Cons of Early Exercise:

  1. Risk of Losing Investment: The startup might not succeed. If you pay the exercise price early and the company fails, you lose your investment.

  2. Liquidity: The cash spent on the early exercise is tied up in the stock, which may not be sellable until a liquidity event occurs (like an IPO or acquisition). This could tie up your capital for an extended period.

2nd Decision Point

On 1/1/2022, 25,000 shares are vested.

Do you hold the stock for long-term capital gains or not?

Pros of Holding for Long-term Capital Gains:

  1. Lower Tax Rate: If you hold the stock for at least one year from the exercise date and two years from the grant date, any gain is taxed at the long-term capital gains rate, which is generally lower than the ordinary income tax rate.
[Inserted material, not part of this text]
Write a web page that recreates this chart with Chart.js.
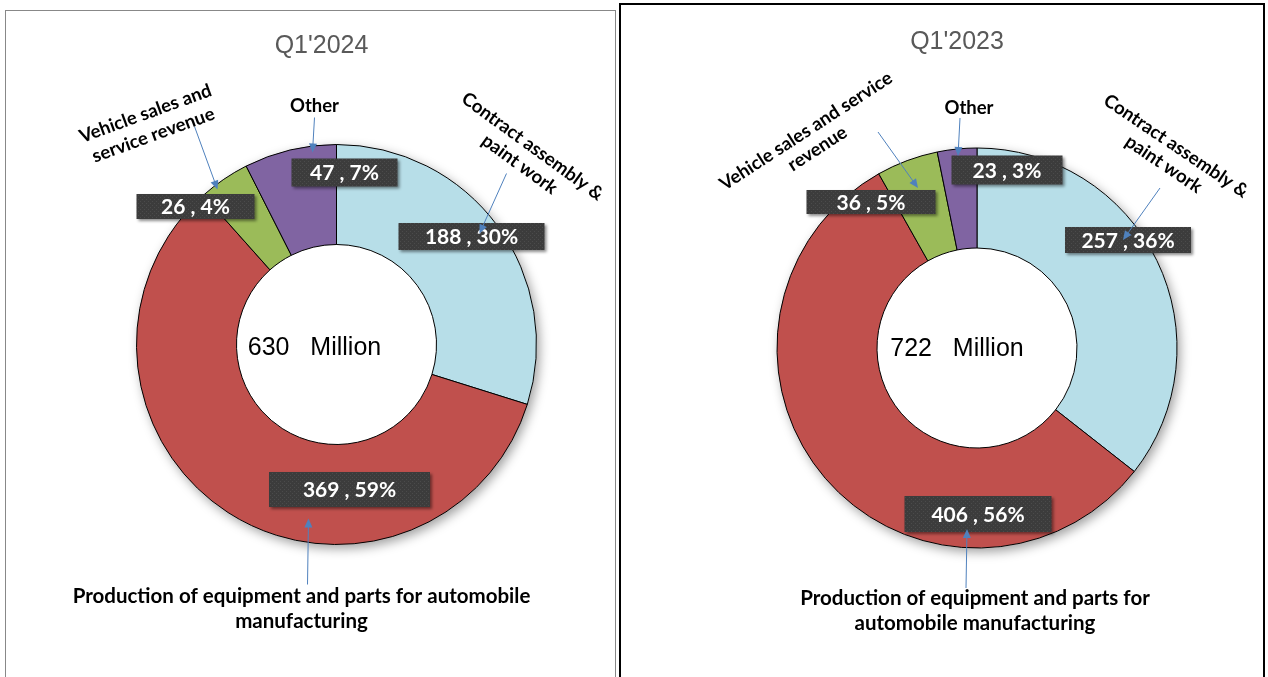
<!DOCTYPE html>
<html><head><meta charset="utf-8">
<script src="https://cdn.jsdelivr.net/npm/chart.js@4.4.1/dist/chart.umd.min.js"></script>
<style>
html,body{margin:0;padding:0;background:#fff;width:1268px;height:677px;overflow:hidden;}
.panel{position:absolute;box-sizing:border-box;background:#fff;}
#p1{left:5px;top:10px;width:611px;height:690px;border:1.5px solid #888;}
#p2{left:619px;top:3px;width:646px;height:700px;border:2px solid #000;}
canvas{position:absolute;left:0;top:0;}
</style></head><body>
<div class="panel" id="p1"><canvas id="c1" width="608" height="687"></canvas></div>
<div class="panel" id="p2"><canvas id="c2" width="642" height="696"></canvas></div>
<script>
// ---- data ----
const categories = ["Contract assembly & paint work","Production of equipment and parts for automobile manufacturing","Vehicle sales and service revenue","Other"];
const values2024 = [188, 369, 26, 47];
const values2023 = [257, 406, 36, 23];
const titles = ["Q1'2024", "Q1'2023"];
const unitLabel = "Million";
const labelLines2024 = [["Contract assembly &","paint work"],["Production of equipment and parts for automobile","manufacturing"],["Vehicle sales and","service revenue"],["Other"]];
const labelLines2023 = [["Contract assembly &","paint work"],["Production of equipment and parts for","automobile manufacturing"],["Vehicle sales and service","revenue"],["Other"]];
const colors = ["#B7DEE8","#C0504D","#9BBB59","#8064A2"];

// ---- annotation layout (offsets from the doughnut centre, px) ----
const layout2024 = {
  pad:{left:120.5,right:67.5,top:123.5,bottom:143.5},
  title:[-15,-298], center:[-22,4],
  boxes:[[135,-108,146,27],[13,145,161,35],[-141,-138,118,25],[8,-172,106,28]],
  cats:[{x:196,y:-198,rot:36,lh:22,fs:18.5},{x:-35,y:252,rot:0,lh:25,fs:20.5},{x:-191,y:-231,rot:-20,lh:23,fs:18.5},{x:-22,y:-238,rot:0,lh:22,fs:18.5}],
  leaders:[[170,-171,143,-111],[-29,240,-28,174],[-142,-218,-119,-155],[-22,-227,-24,-192]]
};
const layout2023 = {
  pad:{left:146,right:76,top:133,bottom:143},
  title:[-20,-306], center:[-20,1],
  boxes:[[151,-108,126,26],[1,166,147,36],[-106,-146,129,24],[30,-178,111,29]],
  cats:[{x:199,y:-202,rot:34,lh:22,fs:18.5},{x:-2,y:250,rot:0,lh:25,fs:20.5},{x:-171,y:-217,rot:-33,lh:21,fs:18.5},{x:-8,y:-240,rot:0,lh:22,fs:18.5}],
  leaders:[[183,-160,146,-108],[-11,240,-10,181],[-99,-216,-59,-160],[-17,-230,-19,-192]]
};

function makePattern(){
  const p=document.createElement('canvas'); p.width=4; p.height=4;
  const g=p.getContext('2d');
  g.fillStyle='#3c3c3c'; g.fillRect(0,0,4,4);
  g.fillStyle='#4b4b4b'; g.fillRect(0,0,1,1); g.fillRect(2,2,1,1);
  return p;
}

function makeAnnot(values, lines, L, title){
  return {
    id:'annot',
    beforeDatasetsDraw(chart){
      const arc=chart.getDatasetMeta(0).data[0];
      const ctx=chart.ctx; ctx.save();
      ctx.shadowColor='rgba(0,0,0,0.38)'; ctx.shadowBlur=11; ctx.shadowOffsetX=3; ctx.shadowOffsetY=4;
      ctx.beginPath(); ctx.arc(arc.x,arc.y,arc.outerRadius,0,Math.PI*2);
      ctx.fillStyle='#fff'; ctx.fill();
      ctx.restore();
    },
    afterDatasetsDraw(chart){
      const meta=chart.getDatasetMeta(0);
      const cx=meta.data[0].x, cy=meta.data[0].y;
      const ctx=chart.ctx;
      const total=values.reduce((a,b)=>a+b,0);
      const pat=ctx.createPattern(makePattern(),'repeat');
      ctx.save();
      // title
      ctx.fillStyle='#595959'; ctx.font='25px "Liberation Sans", Arial, sans-serif';
      ctx.textAlign='center'; ctx.textBaseline='middle';
      ctx.fillText(title, cx+L.title[0], cy+L.title[1]);
      // centre text
      ctx.fillStyle='#000'; ctx.font='25px "Liberation Sans", Arial, sans-serif';
      ctx.fillText(total+'   '+unitLabel, cx+L.center[0], cy+L.center[1]);
      // value boxes
      values.forEach((v,i)=>{
        const b=L.boxes[i];
        const x=cx+b[0]-b[2]/2, y=cy+b[1]-b[3]/2;
        ctx.save();
        ctx.shadowColor='rgba(0,0,0,0.45)'; ctx.shadowBlur=3; ctx.shadowOffsetX=2; ctx.shadowOffsetY=2;
        ctx.fillStyle=pat; ctx.fillRect(x,y,b[2],b[3]);
        ctx.restore();
        ctx.fillStyle='#fff'; ctx.font='bold 21px Lato, "Open Sans", sans-serif';
        ctx.textAlign='center'; ctx.textBaseline='middle';
        ctx.fillText(v+' , '+Math.round(v/total*100)+'%', cx+b[0], cy+b[1]+1);
      });
      // leader lines
      ctx.strokeStyle='#4F81BD'; ctx.fillStyle='#4F81BD'; ctx.lineWidth=1;
      L.leaders.forEach(l=>{
        const x1=cx+l[0], y1=cy+l[1], x2=cx+l[2], y2=cy+l[3];
        const a=Math.atan2(y2-y1,x2-x1);
        ctx.beginPath(); ctx.moveTo(x1,y1); ctx.lineTo(x2-6*Math.cos(a),y2-6*Math.sin(a)); ctx.stroke();
        ctx.beginPath(); ctx.moveTo(x2,y2);
        ctx.lineTo(x2-9*Math.cos(a)+4*Math.sin(a), y2-9*Math.sin(a)-4*Math.cos(a));
        ctx.lineTo(x2-9*Math.cos(a)-4*Math.sin(a), y2-9*Math.sin(a)+4*Math.cos(a));
        ctx.closePath(); ctx.fill();
      });
      // category labels
      ctx.fillStyle='#000';
      ctx.textAlign='center'; ctx.textBaseline='middle';
      lines.forEach((ls,i)=>{
        const c=L.cats[i];
        ctx.font='bold '+c.fs+'px Lato, "Open Sans", sans-serif';
        ctx.save(); ctx.translate(cx+c.x, cy+c.y); ctx.rotate(c.rot*Math.PI/180);
        ls.forEach((t,k)=>ctx.fillText(t,0,k*c.lh));
        ctx.restore();
      });
      ctx.restore();
    }
  };
}

function build(id, values, lines, L, title){
  new Chart(document.getElementById(id), {
    type:'doughnut',
    data:{labels:categories, datasets:[{data:values, backgroundColor:colors, borderColor:'#000', borderWidth:1}]},
    options:{
      responsive:false, animation:false, cutout:'50%', radius:200,
      layout:{padding:L.pad},
      plugins:{legend:{display:false}, tooltip:{enabled:false}}
    },
    plugins:[makeAnnot(values, lines, L, title)]
  });
}
build('c1', values2024, labelLines2024, layout2024, titles[0]);
build('c2', values2023, labelLines2023, layout2023, titles[1]);
</script>
</body></html>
  2. Potential for Higher Gains: If you believe the company's value will significantly increase, holding the stock could result in more substantial capital gains.

Cons of Holding for Long-term Capital Gains:

  1. Market Risk: The company's stock price may decline during the holding period, reducing the value of your investment.

  2. Liquidity Risk: You can't sell the shares during the holding period if you need cash (such as paying for taxes), except at the risk of losing the long-term capital gains tax advantage.

What do most people do?

Potential Alternative Strategy

Consider a staggered exercise and sale strategy. Rather than exercising all vested options at once, you could exercise a portion of your vested options each year, diversifying your tax liability over several years and potentially minimizing AMT implications. Also, by not selling all your shares at once, you can potentially take advantage of future stock price increases while reducing risk. As always, discuss these strategies with a tax professional or financial advisor to understand all potential implications.